--- BEGIN INFORMATION SUPPLIED ---

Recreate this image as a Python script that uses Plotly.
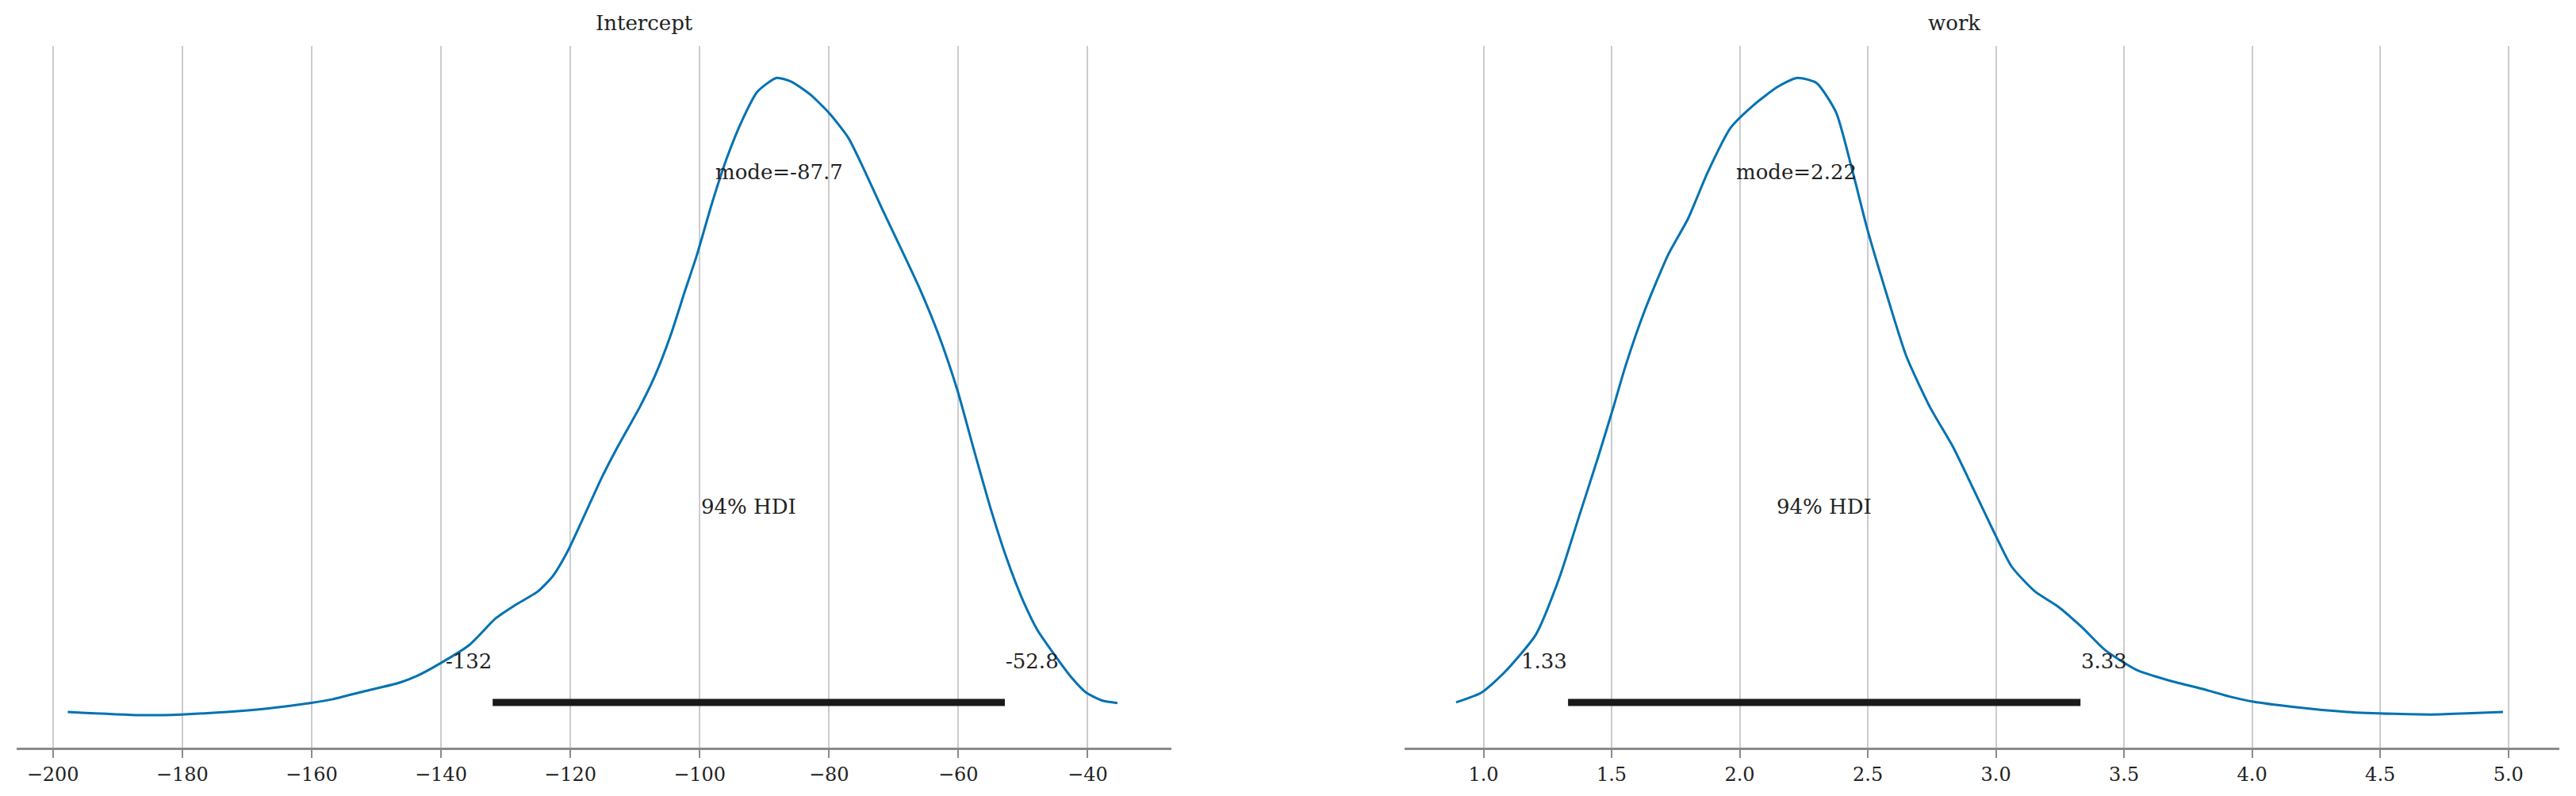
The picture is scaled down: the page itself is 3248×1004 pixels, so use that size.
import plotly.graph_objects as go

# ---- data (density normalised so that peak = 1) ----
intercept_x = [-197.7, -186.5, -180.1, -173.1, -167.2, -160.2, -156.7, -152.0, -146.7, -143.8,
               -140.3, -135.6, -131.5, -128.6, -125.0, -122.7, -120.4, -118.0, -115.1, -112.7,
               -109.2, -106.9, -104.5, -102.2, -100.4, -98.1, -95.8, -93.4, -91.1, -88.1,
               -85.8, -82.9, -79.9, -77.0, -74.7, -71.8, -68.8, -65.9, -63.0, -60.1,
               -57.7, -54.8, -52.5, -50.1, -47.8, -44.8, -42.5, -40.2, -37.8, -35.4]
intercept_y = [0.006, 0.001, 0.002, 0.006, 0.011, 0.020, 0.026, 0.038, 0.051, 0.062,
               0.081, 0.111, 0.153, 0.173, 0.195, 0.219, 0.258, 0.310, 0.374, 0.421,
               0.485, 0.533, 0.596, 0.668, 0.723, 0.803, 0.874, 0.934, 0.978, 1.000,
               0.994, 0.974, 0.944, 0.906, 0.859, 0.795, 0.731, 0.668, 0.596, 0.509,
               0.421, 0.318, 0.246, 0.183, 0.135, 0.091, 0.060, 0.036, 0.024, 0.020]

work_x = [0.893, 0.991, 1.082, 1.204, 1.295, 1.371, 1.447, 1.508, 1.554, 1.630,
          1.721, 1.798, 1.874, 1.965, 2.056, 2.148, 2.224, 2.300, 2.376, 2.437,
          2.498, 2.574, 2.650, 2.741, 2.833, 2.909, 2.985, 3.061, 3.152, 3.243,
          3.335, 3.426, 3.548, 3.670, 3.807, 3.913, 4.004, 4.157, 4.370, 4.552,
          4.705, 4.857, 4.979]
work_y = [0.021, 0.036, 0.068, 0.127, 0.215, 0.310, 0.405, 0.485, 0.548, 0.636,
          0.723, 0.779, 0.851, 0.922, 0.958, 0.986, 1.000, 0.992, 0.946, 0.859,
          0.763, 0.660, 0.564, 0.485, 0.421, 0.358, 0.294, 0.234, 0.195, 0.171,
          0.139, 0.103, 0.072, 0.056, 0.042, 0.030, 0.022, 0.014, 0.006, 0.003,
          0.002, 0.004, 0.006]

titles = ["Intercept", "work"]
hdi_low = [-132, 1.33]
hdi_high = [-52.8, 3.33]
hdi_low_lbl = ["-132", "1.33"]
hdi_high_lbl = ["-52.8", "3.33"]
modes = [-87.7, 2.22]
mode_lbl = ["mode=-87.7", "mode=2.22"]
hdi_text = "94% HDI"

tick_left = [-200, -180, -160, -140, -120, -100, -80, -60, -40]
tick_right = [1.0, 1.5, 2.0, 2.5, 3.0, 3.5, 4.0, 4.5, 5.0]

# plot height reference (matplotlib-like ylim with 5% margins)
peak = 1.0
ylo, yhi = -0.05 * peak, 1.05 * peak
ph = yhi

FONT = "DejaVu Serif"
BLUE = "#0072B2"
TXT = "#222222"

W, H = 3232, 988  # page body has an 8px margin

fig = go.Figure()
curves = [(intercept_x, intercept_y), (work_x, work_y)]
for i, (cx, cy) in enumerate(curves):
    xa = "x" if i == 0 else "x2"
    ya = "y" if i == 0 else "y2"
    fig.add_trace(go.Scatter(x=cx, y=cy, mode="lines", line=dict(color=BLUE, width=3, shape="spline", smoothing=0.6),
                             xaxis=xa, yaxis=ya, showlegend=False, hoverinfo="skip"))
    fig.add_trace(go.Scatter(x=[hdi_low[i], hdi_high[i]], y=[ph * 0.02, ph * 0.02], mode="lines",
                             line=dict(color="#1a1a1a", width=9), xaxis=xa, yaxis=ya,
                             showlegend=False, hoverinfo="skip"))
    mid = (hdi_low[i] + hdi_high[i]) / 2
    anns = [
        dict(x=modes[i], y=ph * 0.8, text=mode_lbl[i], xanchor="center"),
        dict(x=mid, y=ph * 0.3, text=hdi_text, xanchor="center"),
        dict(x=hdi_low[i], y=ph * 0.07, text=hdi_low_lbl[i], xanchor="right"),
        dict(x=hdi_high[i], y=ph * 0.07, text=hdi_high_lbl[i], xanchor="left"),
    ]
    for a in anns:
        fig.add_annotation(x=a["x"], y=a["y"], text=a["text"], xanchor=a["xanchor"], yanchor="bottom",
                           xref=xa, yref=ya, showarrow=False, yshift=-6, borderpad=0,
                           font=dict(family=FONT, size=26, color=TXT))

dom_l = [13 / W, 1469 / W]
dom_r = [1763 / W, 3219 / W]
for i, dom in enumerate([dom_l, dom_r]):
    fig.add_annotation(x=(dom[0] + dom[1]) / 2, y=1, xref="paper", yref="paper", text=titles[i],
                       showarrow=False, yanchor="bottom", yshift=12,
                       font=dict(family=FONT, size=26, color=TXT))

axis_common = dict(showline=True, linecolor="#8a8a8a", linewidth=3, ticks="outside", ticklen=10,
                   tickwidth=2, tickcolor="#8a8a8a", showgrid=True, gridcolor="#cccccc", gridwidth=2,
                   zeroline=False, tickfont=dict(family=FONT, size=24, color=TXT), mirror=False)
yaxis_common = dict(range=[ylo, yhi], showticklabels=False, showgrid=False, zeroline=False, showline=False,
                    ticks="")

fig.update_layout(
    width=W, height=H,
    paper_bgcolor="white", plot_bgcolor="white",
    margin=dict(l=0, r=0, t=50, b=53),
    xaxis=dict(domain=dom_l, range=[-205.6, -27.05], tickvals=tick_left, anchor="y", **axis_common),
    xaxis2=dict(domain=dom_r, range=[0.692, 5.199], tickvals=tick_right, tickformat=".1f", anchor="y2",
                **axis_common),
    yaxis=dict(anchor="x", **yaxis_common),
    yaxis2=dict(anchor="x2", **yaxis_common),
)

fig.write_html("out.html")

--- END INFORMATION SUPPLIED ---

TASK TO COMPLETE ▸
Give the material again exactly as it is, but keep the pictures out.

REPLY ▸
Recreate this image as a Python script that uses Plotly.
The picture is scaled down: the page itself is 3248×1004 pixels, so use that size.
import plotly.graph_objects as go

# ---- data (density normalised so that peak = 1) ----
intercept_x = [-197.7, -186.5, -180.1, -173.1, -167.2, -160.2, -156.7, -152.0, -146.7, -143.8,
               -140.3, -135.6, -131.5, -128.6, -125.0, -122.7, -120.4, -118.0, -115.1, -112.7,
               -109.2, -106.9, -104.5, -102.2, -100.4, -98.1, -95.8, -93.4, -91.1, -88.1,
               -85.8, -82.9, -79.9, -77.0, -74.7, -71.8, -68.8, -65.9, -63.0, -60.1,
               -57.7, -54.8, -52.5, -50.1, -47.8, -44.8, -42.5, -40.2, -37.8, -35.4]
intercept_y = [0.006, 0.001, 0.002, 0.006, 0.011, 0.020, 0.026, 0.038, 0.051, 0.062,
               0.081, 0.111, 0.153, 0.173, 0.195, 0.219, 0.258, 0.310, 0.374, 0.421,
               0.485, 0.533, 0.596, 0.668, 0.723, 0.803, 0.874, 0.934, 0.978, 1.000,
               0.994, 0.974, 0.944, 0.906, 0.859, 0.795, 0.731, 0.668, 0.596, 0.509,
               0.421, 0.318, 0.246, 0.183, 0.135, 0.091, 0.060, 0.036, 0.024, 0.020]

work_x = [0.893, 0.991, 1.082, 1.204, 1.295, 1.371, 1.447, 1.508, 1.554, 1.630,
          1.721, 1.798, 1.874, 1.965, 2.056, 2.148, 2.224, 2.300, 2.376, 2.437,
          2.498, 2.574, 2.650, 2.741, 2.833, 2.909, 2.985, 3.061, 3.152, 3.243,
          3.335, 3.426, 3.548, 3.670, 3.807, 3.913, 4.004, 4.157, 4.370, 4.552,
          4.705, 4.857, 4.979]
work_y = [0.021, 0.036, 0.068, 0.127, 0.215, 0.310, 0.405, 0.485, 0.548, 0.636,
          0.723, 0.779, 0.851, 0.922, 0.958, 0.986, 1.000, 0.992, 0.946, 0.859,
          0.763, 0.660, 0.564, 0.485, 0.421, 0.358, 0.294, 0.234, 0.195, 0.171,
          0.139, 0.103, 0.072, 0.056, 0.042, 0.030, 0.022, 0.014, 0.006, 0.003,
          0.002, 0.004, 0.006]

titles = ["Intercept", "work"]
hdi_low = [-132, 1.33]
hdi_high = [-52.8, 3.33]
hdi_low_lbl = ["-132", "1.33"]
hdi_high_lbl = ["-52.8", "3.33"]
modes = [-87.7, 2.22]
mode_lbl = ["mode=-87.7", "mode=2.22"]
hdi_text = "94% HDI"

tick_left = [-200, -180, -160, -140, -120, -100, -80, -60, -40]
tick_right = [1.0, 1.5, 2.0, 2.5, 3.0, 3.5, 4.0, 4.5, 5.0]

# plot height reference (matplotlib-like ylim with 5% margins)
peak = 1.0
ylo, yhi = -0.05 * peak, 1.05 * peak
ph = yhi

FONT = "DejaVu Serif"
BLUE = "#0072B2"
TXT = "#222222"

W, H = 3232, 988  # page body has an 8px margin

fig = go.Figure()
curves = [(intercept_x, intercept_y), (work_x, work_y)]
for i, (cx, cy) in enumerate(curves):
    xa = "x" if i == 0 else "x2"
    ya = "y" if i == 0 else "y2"
    fig.add_trace(go.Scatter(x=cx, y=cy, mode="lines", line=dict(color=BLUE, width=3, shape="spline", smoothing=0.6),
                             xaxis=xa, yaxis=ya, showlegend=False, hoverinfo="skip"))
    fig.add_trace(go.Scatter(x=[hdi_low[i], hdi_high[i]], y=[ph * 0.02, ph * 0.02], mode="lines",
                             line=dict(color="#1a1a1a", width=9), xaxis=xa, yaxis=ya,
                             showlegend=False, hoverinfo="skip"))
    mid = (hdi_low[i] + hdi_high[i]) / 2
    anns = [
        dict(x=modes[i], y=ph * 0.8, text=mode_lbl[i], xanchor="center"),
        dict(x=mid, y=ph * 0.3, text=hdi_text, xanchor="center"),
        dict(x=hdi_low[i], y=ph * 0.07, text=hdi_low_lbl[i], xanchor="right"),
        dict(x=hdi_high[i], y=ph * 0.07, text=hdi_high_lbl[i], xanchor="left"),
    ]
    for a in anns:
        fig.add_annotation(x=a["x"], y=a["y"], text=a["text"], xanchor=a["xanchor"], yanchor="bottom",
                           xref=xa, yref=ya, showarrow=False, yshift=-6, borderpad=0,
                           font=dict(family=FONT, size=26, color=TXT))

dom_l = [13 / W, 1469 / W]
dom_r = [1763 / W, 3219 / W]
for i, dom in enumerate([dom_l, dom_r]):
    fig.add_annotation(x=(dom[0] + dom[1]) / 2, y=1, xref="paper", yref="paper", text=titles[i],
                       showarrow=False, yanchor="bottom", yshift=12,
                       font=dict(family=FONT, size=26, color=TXT))

axis_common = dict(showline=True, linecolor="#8a8a8a", linewidth=3, ticks="outside", ticklen=10,
                   tickwidth=2, tickcolor="#8a8a8a", showgrid=True, gridcolor="#cccccc", gridwidth=2,
                   zeroline=False, tickfont=dict(family=FONT, size=24, color=TXT), mirror=False)
yaxis_common = dict(range=[ylo, yhi], showticklabels=False, showgrid=False, zeroline=False, showline=False,
                    ticks="")

fig.update_layout(
    width=W, height=H,
    paper_bgcolor="white", plot_bgcolor="white",
    margin=dict(l=0, r=0, t=50, b=53),
    xaxis=dict(domain=dom_l, range=[-205.6, -27.05], tickvals=tick_left, anchor="y", **axis_common),
    xaxis2=dict(domain=dom_r, range=[0.692, 5.199], tickvals=tick_right, tickformat=".1f", anchor="y2",
                **axis_common),
    yaxis=dict(anchor="x", **yaxis_common),
    yaxis2=dict(anchor="x2", **yaxis_common),
)

fig.write_html("out.html")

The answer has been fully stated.